● **Exercise**
In the records below, find the line containing "Output the Python" and the line containing "label=lab, clip_on=False, zorder=3)". Give again exactly those lines and every line between them, omitting the pictures.

● **The input**
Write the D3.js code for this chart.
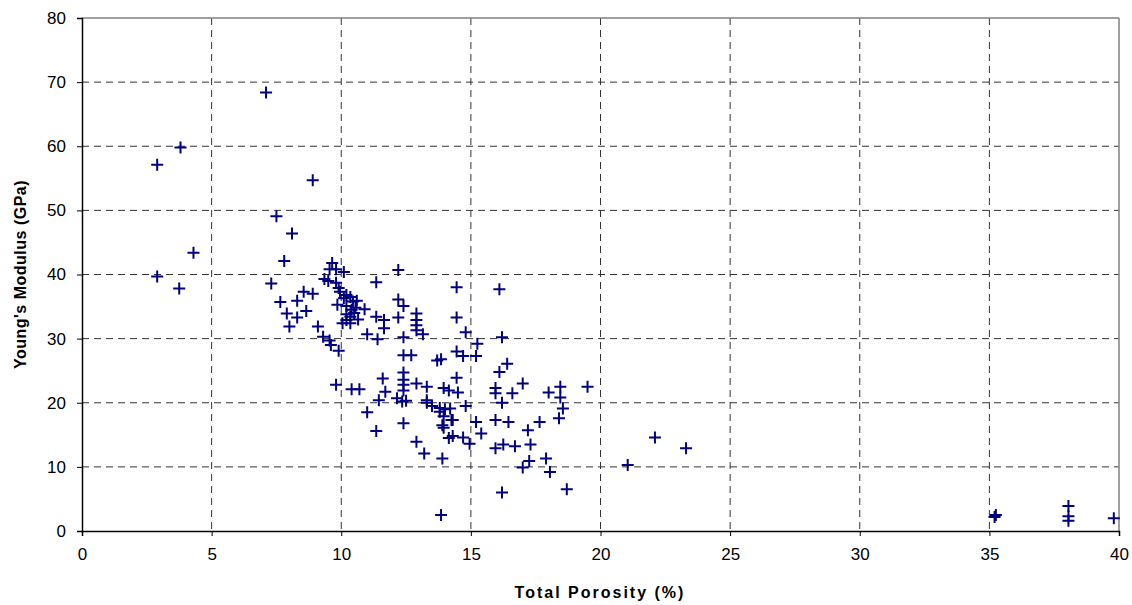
<!DOCTYPE html>
<html>
<head>
<meta charset="utf-8">
<script src="https://cdn.jsdelivr.net/npm/d3@7"></script>
<style>
  body { margin: 0; background: #fff; }
  svg text { font-family: "Liberation Sans", Arial, sans-serif; }
</style>
</head>
<body>
<svg id="chart" width="1132" height="605"></svg>
<script>
// porosity (%) and Young's modulus (GPa)
const porosity = [
  2.9, 3.8, 2.9, 3.75, 4.3,
  7.1, 8.9, 7.5, 8.1, 7.8, 7.3,
  7.65, 7.9, 8.3, 8.3, 8.55, 8.65, 8.9,
  8.0, 9.1, 9.3, 9.55, 9.6, 9.9, 9.8,
  9.35, 9.5, 9.55, 9.65, 9.8, 10.1, 9.8, 9.9, 9.95, 10.2, 10.35, 10.45, 10.6,
  9.85, 10.2, 10.4, 10.5, 10.35, 10.2, 10.05, 10.35, 10.9, 10.65, 11.35, 11.65,
  11.65, 11.0, 11.4, 11.35, 12.2, 12.2, 12.4, 12.2, 12.9, 12.9, 12.9, 12.9, 13.15, 12.4,
  10.1, 10.55, 10.2,
  12.4, 12.7, 11.6, 12.4, 12.4, 12.4, 12.4, 12.9, 10.4, 10.7, 11.7,
  14.45, 16.1, 14.45, 14.8, 16.2, 15.25, 14.45, 14.7, 15.2, 13.7, 13.85, 16.4, 16.1, 17.0,
  14.45, 13.3, 13.95, 14.15, 14.5, 15.95, 15.95, 16.6,
  11.45, 12.15, 12.35, 12.5, 13.3, 13.3, 13.5, 13.8, 14.0, 14.2, 14.8, 13.8, 13.95, 14.3, 13.9, 13.95,
  11.0, 11.35, 12.4, 12.9, 13.2, 13.9, 13.85,
  14.15, 14.3, 14.7, 14.95, 15.2, 15.4, 14.25,
  16.2, 15.95, 16.45, 17.65, 17.2, 15.95, 16.25, 16.7, 17.3, 18.0, 17.25, 17.0, 17.9, 18.05, 16.2,
  19.5, 18.45, 18.45, 18.55, 18.4, 18.7, 22.1, 21.05, 23.3,
  35.2, 35.25, 38.05, 38.05, 38.05, 39.8
];
const modulus = [
  57.1, 59.8, 39.7, 37.8, 43.4,
  68.4, 54.7, 49.1, 46.4, 42.1, 38.6,
  35.7, 33.9, 33.3, 35.9, 37.3, 34.3, 37.0,
  31.9, 31.9, 30.3, 29.7, 29.0, 28.1, 22.8,
  39.3, 39.0, 40.8, 41.8, 40.8, 40.4, 38.7, 37.9, 37.3, 36.8, 36.5, 35.8, 35.9,
  35.3, 35.1, 34.5, 34.0, 33.4, 32.9, 32.4, 32.4, 34.6, 33.0, 33.4, 32.9,
  31.6, 30.7, 29.9, 38.8, 40.7, 36.1, 35.1, 33.3, 33.9, 32.9, 32.1, 31.3, 30.7, 30.2,
  36.3, 34.8, 33.8,
  27.4, 27.4, 23.8, 24.7, 23.6, 22.8, 21.9, 23.0, 22.1, 22.1, 21.7,
  38.0, 37.7, 33.3, 31.0, 30.2, 29.2, 28.0, 27.3, 27.3, 26.6, 26.8, 26.1, 24.8, 23.0,
  23.9, 22.5, 22.3, 21.9, 21.6, 22.3, 21.5, 21.5,
  20.4, 20.7, 20.2, 20.3, 20.4, 20.0, 19.5, 19.2, 19.0, 19.1, 19.5, 18.6, 17.9, 17.3, 16.5, 16.1,
  18.5, 15.6, 16.8, 13.9, 12.1, 11.3, 2.5,
  14.5, 14.8, 14.6, 13.6, 17.0, 15.2, 17.3,
  20.0, 17.3, 17.0, 17.0, 15.7, 12.9, 13.5, 13.2, 13.5, 21.6, 10.9, 9.9, 11.3, 9.2, 6.0,
  22.5, 22.5, 20.8, 19.1, 17.6, 6.5, 14.6, 10.3, 12.9,
  2.2, 2.5, 3.9, 2.3, 1.6, 2.0
];
const xTicks = [0, 5, 10, 15, 20, 25, 30, 35, 40];
const yTicks = [0, 10, 20, 30, 40, 50, 60, 70, 80];

const points = porosity.map((p, i) => ({ x: p, y: modulus[i] }));

const svg = d3.select("#chart");
const margin = { top: 18, right: 13, bottom: 74, left: 82 };
const width = 1132 - margin.left - margin.right,
      height = 605 - margin.top - margin.bottom;

const x = d3.scaleLinear().domain([0, 40]).range([0, width]);
const y = d3.scaleLinear().domain([0, 80]).range([height, 0]);

const g = svg.append("g").attr("transform", "translate(" + margin.left + "," + margin.top + ")");

// dashed grid
g.selectAll(".vgrid")
  .data(xTicks.filter(d => d > 0 && d < 40))
  .enter().append("line")
  .attr("x1", d => x(d)).attr("x2", d => x(d))
  .attr("y1", 0).attr("y2", height)
  .attr("stroke", "#333").attr("stroke-width", 1)
  .attr("stroke-dasharray", "7,5");

g.selectAll(".hgrid")
  .data(yTicks.filter(d => d > 0 && d < 80))
  .enter().append("line")
  .attr("x1", 0).attr("x2", width)
  .attr("y1", d => y(d)).attr("y2", d => y(d))
  .attr("stroke", "#333").attr("stroke-width", 1)
  .attr("stroke-dasharray", "7,5");

// top and right frame
g.append("line").attr("x1", 0).attr("x2", width).attr("y1", 0).attr("y2", 0)
  .attr("stroke", "#808080").attr("stroke-width", 1.5);
g.append("line").attr("x1", width).attr("x2", width).attr("y1", 0).attr("y2", height)
  .attr("stroke", "#808080").attr("stroke-width", 1.5);

// axes
const xAxis = g.append("g")
  .attr("transform", "translate(0," + height + ")")
  .call(d3.axisBottom(x).tickValues(xTicks).tickSize(5).tickPadding(12));
const yAxis = g.append("g")
  .call(d3.axisLeft(y).tickValues(yTicks).tickSize(5).tickPadding(11));

[xAxis, yAxis].forEach(a => {
  a.select(".domain").attr("stroke", "#000").attr("stroke-width", 1.5);
  a.selectAll(".tick line").attr("stroke", "#000");
  a.selectAll(".tick text")
    .attr("fill", "#000")
    .style("font-size", "17px")
    .style("font-family", "'Liberation Sans', Arial, sans-serif");
});

// plus markers
const s = 6;
g.selectAll(".pt")
  .data(points)
  .enter().append("path")
  .attr("class", "pt")
  .attr("d", d => {
    const cx = x(d.x), cy = y(d.y);
    return "M" + (cx - s) + "," + cy + "H" + (cx + s) + "M" + cx + "," + (cy - s) + "V" + (cy + s);
  })
  .attr("stroke", "#000080")
  .attr("stroke-width", 2)
  .attr("fill", "none");

// axis titles
svg.append("text")
  .attr("x", 600)
  .attr("y", 598)
  .attr("text-anchor", "middle")
  .style("font-size", "16px")
  .style("font-weight", "bold")
  .style("letter-spacing", "2px")
  .text("Total Porosity (%)");

svg.append("text")
  .attr("transform", "translate(26," + (margin.top + height / 2) + ") rotate(-90)")
  .attr("text-anchor", "middle")
  .style("font-size", "16px")
  .style("font-weight", "bold")
  .style("letter-spacing", "0.5px")
  .text("Young's Modulus (GPa)");
</script>
</body>
</html>
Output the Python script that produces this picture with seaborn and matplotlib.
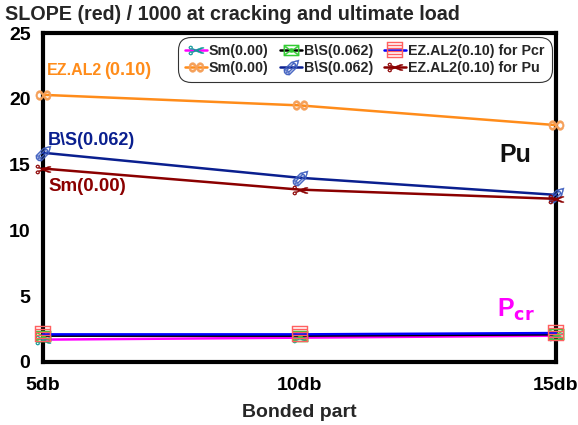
import matplotlib
matplotlib.use("Agg")
import matplotlib.pyplot as plt
import seaborn as sns
import pandas as pd

sns.set_theme(style="white")
plt.rcParams["font.family"] = ["Liberation Sans", "DejaVu Sans"]
plt.rcParams["font.weight"] = "bold"

# bonded part categories
positions = ["5db", "10db", "15db"]

# slope / 1000 at cracking load (Pcr)
pcr_sm = [1.7, 1.85, 2.0]
pcr_bs = [2.0, 2.0, 2.1]
pcr_ez = [2.1, 2.1, 2.2]

# slope / 1000 at ultimate load (Pu)
pu_orange = [20.3, 19.5, 18.0]
pu_navy = [15.9, 14.0, 12.7]
pu_red = [14.7, 13.1, 12.4]

legend_labels = ["Sm(0.00)", "Sm(0.00)", "B\\S(0.062)", "B\\S(0.062)",
                 "EZ.AL2(0.10) for Pcr", "EZ.AL2(0.10) for Pu"]

series = [
    # values, line colour, marker, marker colour, label
    (pcr_sm, "#ff00ff", "$\u2702$", "#0f9a9a", legend_labels[0]),
    (pu_orange, "#ff8c1a", "$\u221e$", "#f5a05a", legend_labels[1]),
    (pcr_bs, "#000000", "$\u2709$", "#33cc33", legend_labels[2]),
    (pu_navy, "#0a1f8f", "$\u2710$", "#4060c0", legend_labels[3]),
    (pcr_ez, "#0000ff", "$\u25a4$", "#ff6060", legend_labels[4]),
    (pu_red, "#8b0000", "$\u2702$", "#8b0000", legend_labels[5]),
]

fig = plt.figure(figsize=(5.78, 4.25), dpi=100)
ax = fig.add_axes([43 / 578, 1 - 362 / 425, (556 - 43) / 578, (362 - 33) / 425])

xs = list(range(len(positions)))
for vals, lc, mk, mc, lab in series:
    df = pd.DataFrame({"x": xs, "y": vals})
    sns.lineplot(data=df, x="x", y="y", ax=ax, color=lc, lw=1.8,
                 marker=mk, markersize=11, markeredgewidth=0.3,
                 markerfacecolor=mc, markeredgecolor=mc,
                 label=lab, clip_on=False, zorder=3)

ax.set_xlim(0, 2)
ax.set_ylim(0, 25)
ax.set_xticks(xs)
ax.set_xticklabels(positions)
ax.set_yticks([0, 5, 10, 15, 20, 25])
ax.tick_params(axis="both", labelsize=14, length=6, width=1, colors="#333333",
               direction="inout", labelcolor="black")
for lab in ax.get_xticklabels() + ax.get_yticklabels():
    lab.set_fontweight("bold")
ax.tick_params(axis="x", pad=8)
ax.tick_params(axis="y", pad=6)
ax.set_xlabel("Bonded part", fontsize=14, fontweight="bold", labelpad=7)
ax.set_ylabel("")
for sp in ax.spines.values():
    sp.set_visible(True)
    sp.set_color("black")
    sp.set_linewidth(3)

fig.text(5 / 578, 1 - 15 / 425, "SLOPE (red) / 1000 at cracking and ultimate load",
         fontsize=14.2, fontweight="bold", va="center", ha="left")

leg = ax.legend(loc="upper right", ncol=3, fontsize=10.3, frameon=True,
                fancybox=True, edgecolor="black", handlelength=1.5,
                handletextpad=0.15, columnspacing=0.8, labelspacing=0.15,
                borderpad=0.3, bbox_to_anchor=(1.0, 1.0))
leg.get_frame().set_linewidth(0.8)
leg.get_frame().set_boxstyle("round,pad=0.2,rounding_size=0.9")
for t in leg.get_texts():
    t.set_fontweight("bold")

ax.text(0.015, 21.8, "EZ.AL2", color="#ff8c1a", fontsize=11.5, fontweight="bold")
ax.text(0.24, 21.8, "(0.10)", color="#ff8c1a", fontsize=13, fontweight="bold")
ax.text(0.02, 16.5, "B\\S(0.062)", color="#0a1f8f", fontsize=13, fontweight="bold")
ax.text(0.02, 13.0, "Sm(0.00)", color="#8b0000", fontsize=13.5, fontweight="bold")
ax.text(1.78, 15.2, "Pu", color="#111111", fontsize=18, fontweight="bold")
ax.text(1.77, 3.4, "P$_{\\mathbf{cr}}$", color="#ff00ff", fontsize=18, fontweight="bold")

fig.savefig("out.png", dpi=100)
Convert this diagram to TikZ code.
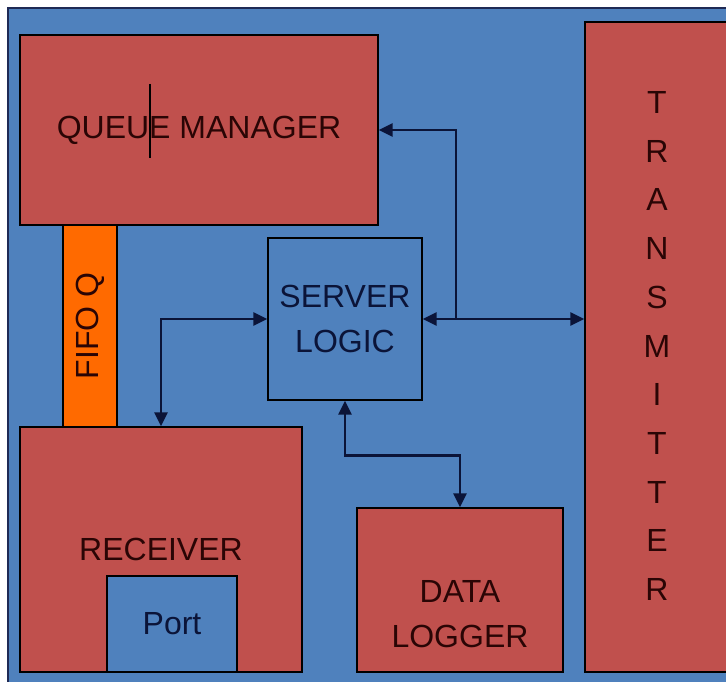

● **Exercise answer**
Output the Python script that produces this picture with seaborn and matplotlib.
import matplotlib
matplotlib.use("Agg")
import matplotlib.pyplot as plt
import seaborn as sns
import pandas as pd

sns.set_theme(style="white")
plt.rcParams["font.family"] = ["Liberation Sans", "DejaVu Sans"]
plt.rcParams["font.weight"] = "bold"

# bonded part categories
positions = ["5db", "10db", "15db"]

# slope / 1000 at cracking load (Pcr)
pcr_sm = [1.7, 1.85, 2.0]
pcr_bs = [2.0, 2.0, 2.1]
pcr_ez = [2.1, 2.1, 2.2]

# slope / 1000 at ultimate load (Pu)
pu_orange = [20.3, 19.5, 18.0]
pu_navy = [15.9, 14.0, 12.7]
pu_red = [14.7, 13.1, 12.4]

legend_labels = ["Sm(0.00)", "Sm(0.00)", "B\\S(0.062)", "B\\S(0.062)",
                 "EZ.AL2(0.10) for Pcr", "EZ.AL2(0.10) for Pu"]

series = [
    # values, line colour, marker, marker colour, label
    (pcr_sm, "#ff00ff", "$\u2702$", "#0f9a9a", legend_labels[0]),
    (pu_orange, "#ff8c1a", "$\u221e$", "#f5a05a", legend_labels[1]),
    (pcr_bs, "#000000", "$\u2709$", "#33cc33", legend_labels[2]),
    (pu_navy, "#0a1f8f", "$\u2710$", "#4060c0", legend_labels[3]),
    (pcr_ez, "#0000ff", "$\u25a4$", "#ff6060", legend_labels[4]),
    (pu_red, "#8b0000", "$\u2702$", "#8b0000", legend_labels[5]),
]

fig = plt.figure(figsize=(5.78, 4.25), dpi=100)
ax = fig.add_axes([43 / 578, 1 - 362 / 425, (556 - 43) / 578, (362 - 33) / 425])

xs = list(range(len(positions)))
for vals, lc, mk, mc, lab in series:
    df = pd.DataFrame({"x": xs, "y": vals})
    sns.lineplot(data=df, x="x", y="y", ax=ax, color=lc, lw=1.8,
                 marker=mk, markersize=11, markeredgewidth=0.3,
                 markerfacecolor=mc, markeredgecolor=mc,
                 label=lab, clip_on=False, zorder=3)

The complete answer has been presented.